At the same time that his public image was suffering, Price’s “exposure” of Rudi Schneider made points for him in academia. Having been rebuffed for years in his efforts to affi liate his laboratory with psychical research organizations (he approached the SPR repeatedly, and in 1929 was turned down by the Institut Metapsychique International [IMI]), in 1933 he offered his library to the University of London. The offer was accepted “in principle,” and a University Council for Psychical Investigation was set up in 1934. At the end of 1937, the university provided office space for the council and made room for Price’s books and laboratory equipment. (Earlier that year, Price had received official notifi cation that Hitler’s Third Reich respected psychical research as a science, and he had been offered a position at the University of Bonn.) Price also founded the National Film Library of the British Film Institute, with a donation of rare films in 1935, and was its chairman until 1941.

Price is best known outside of psychical research for his investigation of the haunted Borley Rectory, which began in 1929 and continued until 1947, when the building was torn down. Price reported his research in two popular books, The Most Haunted House in England: Ten Years’ Investigation of Borley Rectory (1940) and The End of Borley Rectory (1946). Suspicions that not all phenomena were genuine were entertained at least from the early 1930s.
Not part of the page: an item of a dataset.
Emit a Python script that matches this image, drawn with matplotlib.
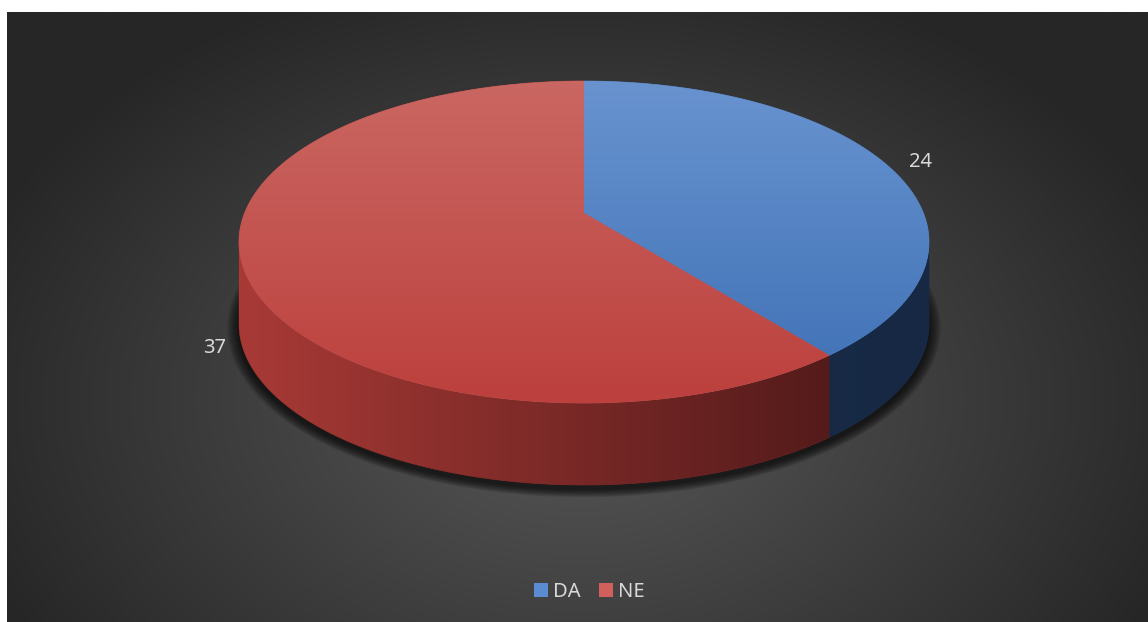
import numpy as np
import matplotlib
matplotlib.use("Agg")
import matplotlib.pyplot as plt
from matplotlib.patches import Polygon, Ellipse, Patch

plt.rcParams["font.family"] = ["Noto Sans", "DejaVu Sans"]

# ---- data ----
categories = ["DA", "NE"]
values = [24, 37]

# ---- styling ----
top_light = [(104, 147, 207), (202, 103, 98)]     # upper part of top face
top_dark = [(62, 112, 181), (188, 64, 61)]         # lower part of top face
side_left = [(30, 52, 86), (168, 58, 54)]          # side wall, left end
side_right = [(22, 40, 67), (70, 22, 22)]          # side wall, right end
legend_colors = ["#5b8bd0", "#d0605b"]
text_color = "#d9d9d9"
font_size = 14.5

W, H = 1148, 622
fig = plt.figure(figsize=(W / 100, H / 100), dpi=100, facecolor="white")
ax = fig.add_axes([0, 0, 1, 1])
ax.set_xlim(0, W)
ax.set_ylim(H, 0)
ax.axis("off")

# chart area with radial background gradient
x0, x1, y0, y1 = 7, W, 12, H
gx, gy = np.meshgrid(np.linspace(x0, x1, 600), np.linspace(y0, y1, 320))
d = np.sqrt(((gx - 580) / 650) ** 2 + ((gy - 400) / 450) ** 2)
d = np.clip(d, 0, 1)
lum = (86 - (86 - 38) * d ** 1.1) / 255
bg = np.dstack([lum, lum, lum])
ax.imshow(bg, extent=[x0, x1, y1, y0], aspect="auto", zorder=0,
          interpolation="bilinear")

# pie geometry: the disc is viewed in perspective from above
cx = 584                              # horizontal centre on screen
y_far, y_near, y_hub = 81, 403, 213   # far rim, near rim, projected hub
depth = 82                            # thickness of the pie in pixels
rx_screen = 345                       # half width of the top outline

# projective mapping y(v) = (a v + b) / (1 + c v) of the disc's depth axis,
# fixed by y(-1) = far rim, y(0) = hub, y(1) = near rim
b_p = y_hub
a_p, c_p = np.linalg.solve(np.array([[-1.0, y_far], [1.0, -y_near]]),
                           np.array([y_far - b_p, y_near - b_p]))
_t = np.linspace(0, 2 * np.pi, 4000)
k_p = rx_screen / np.max(np.cos(_t) / (1 + c_p * np.sin(_t)))


def proj(u, v, dy=0.0):
    w = 1 + c_p * v
    return cx + k_p * u / w, (a_p * v + b_p) / w + dy


def rim(a0, a1, n=240, dy=0.0, r=1.0):
    # angles measured clockwise from 12 o'clock, in degrees
    al = np.radians(np.linspace(a0, a1, n))
    x, y = proj(r * np.sin(al), -r * np.cos(al), dy)
    return np.column_stack([x, y])


def gradient_image(c_a, c_b, n=256, horizontal=True):
    c_a = np.array(c_a) / 255.0
    c_b = np.array(c_b) / 255.0
    t = np.linspace(0, 1, n)[:, None]
    g = c_a * (1 - t) + c_b * t
    if horizontal:
        return g[None, :, :]
    return g[:, None, :]


# silhouette angles where the side wall becomes visible
_al = np.linspace(0, 360, 36001)
_xs, _ = proj(np.sin(np.radians(_al)), -np.cos(np.radians(_al)))
a_right = _al[np.argmax(_xs)]
a_left = _al[np.argmin(_xs)]
ell_cy = (y_far + y_near) / 2
ell_ry = (y_near - y_far) / 2

# soft shadow under the pie
for i in range(10):
    s = 1 + i * 1.2
    ax.add_patch(Ellipse((cx, ell_cy + depth + 4), 2 * (rx_screen + s),
                         2 * (ell_ry + s * 0.7), facecolor="black",
                         edgecolor="none", alpha=0.09, zorder=1))

total = float(sum(values))
bounds = 360 * np.concatenate([[0], np.cumsum(values) / total])

# side walls (front part only)
for i in range(len(values)):
    a0, a1 = bounds[i], bounds[i + 1]
    lo, hi = max(a0, a_right), min(a1, a_left)
    if hi <= lo:
        continue
    pts = np.vstack([rim(lo, hi), rim(hi, lo, dy=depth)])
    base = tuple(np.mean([side_left[i], side_right[i]], axis=0) / 255)
    poly = Polygon(pts, closed=True, facecolor=base, edgecolor=base,
                   linewidth=0.5, zorder=2)
    ax.add_patch(poly)
    im = ax.imshow(gradient_image(side_left[i], side_right[i]),
                   extent=[cx - rx_screen, cx + rx_screen,
                           y_near + depth, ell_cy],
                   aspect="auto", zorder=2.5, interpolation="bilinear")
    im.set_clip_path(poly)

# top faces
hub = proj(0.0, 0.0)
for i in range(len(values)):
    a0, a1 = bounds[i], bounds[i + 1]
    pts = np.vstack([[hub[0], hub[1]], rim(a0, a1)])
    base = tuple(np.mean([top_light[i], top_dark[i]], axis=0) / 255)
    poly = Polygon(pts, closed=True, facecolor=base, edgecolor=base,
                   linewidth=0.5, zorder=3)
    ax.add_patch(poly)
    im = ax.imshow(gradient_image(top_light[i], top_dark[i], horizontal=False),
                   extent=[cx - rx_screen, cx + rx_screen, y_near, y_far],
                   aspect="auto", zorder=3.5, interpolation="bilinear")
    im.set_clip_path(poly)

# value labels just outside each slice
label_shift = [(5, 2), (8, 75)]
for i, v in enumerate(values):
    mid = np.radians((bounds[i] + bounds[i + 1]) / 2)
    px, py = proj(1.1 * np.sin(mid), -1.1 * np.cos(mid))
    ax.text(px + label_shift[i][0], py + label_shift[i][1], str(v),
            color=text_color, fontsize=font_size, ha="center", va="center",
            zorder=5)

# legend
handles = [Patch(facecolor=c, edgecolor="none", label=l)
           for c, l in zip(legend_colors, categories)]
leg = ax.legend(handles=handles, loc="center", ncol=2, frameon=False,
                bbox_to_anchor=(589 / W, 1 - 592 / H), fontsize=font_size,
                handlelength=0.7, handleheight=0.7, handletextpad=0.25,
                columnspacing=0.9, borderaxespad=0)
for t in leg.get_texts():
    t.set_color(text_color)

fig.savefig("out.png", dpi=100, facecolor="white")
However, the scope of the charges— and their substance—was not made public until after Price’s death, in a book jointly written by Eric Dingwall, K.M. Goldney and Trevor Hall (1956). The writers take the extreme position that there was nothing at all paranormal about the disturbances; however, given the rest of Price’s life, the idea that he helped them out is not at all implausible.

Price suffered a heart attack at home in Pulborough on March 29, 1948, and died almost instantly. He was 67.

Although Price boasted that his library contained some 20,000 volumes, when it was assessed by the University of London after his death, it was found to contain only about half that number. It is now housed at the University of London as the Harry Price Library of Magical Literature. Price’s numerous books include, in addition to the ones previously mentioned, Revelations of a Spirit Medium (with Eric Dingwall, 1922), Cold Light on Spiritualistic Phenomena (1922), Stella C. (1925), Rudi Schneider (1930), Regurgitation and The Duncan Mediumship (1931), An Account of Some Further Experiments with Rudi Schneider (1933), Leaves from a Psychist’s Case Book (1933), A Report on Two Experimental Fire-Walks (1936), Confessions of a Ghost Hunter (1936), The Haunting of Cashen’s Gap (with R.S. Lambert, 1936), Fifty Years of Psychical Research (1939) and Poltergeist Over England (1945).

In 1945 Price and novelist Upton Sinclair coauthored a screenplay, “Hauntings,” based on the Borley disturbances. Also to Price’s credit is a motion picture called Psychical Research (1941) and a contribution on “Faith and Fire-Walking” to the Encyclopedia Britannica (1936).

FURTHER READING:

  • Dingwall, Eric, K. M. Goldney, and Trevor Hall. The Haunting of Borley Rectory. London: Duckworth, 1956.
  • Gregory, A. The Strange Case of Rudi Schneider. Metuchen, N.J.: Scarecrow Press, 1985.
  • Hall, Trevor. Search for Harry Price. London: Duckworth, 1978.
  • Inglis, Brian. Science and Parascience: A History of the Paranormal, 1914–1939. London: Hodder and Stoughton, 1984.
  • Price, Harry. Search for Truth: My Life for Psychical Research. London: Pall Mall, 1942.
  • Tabori, Paul. Harry Price: The Biography of a Ghost Hunter. London: Atheneum, 1950.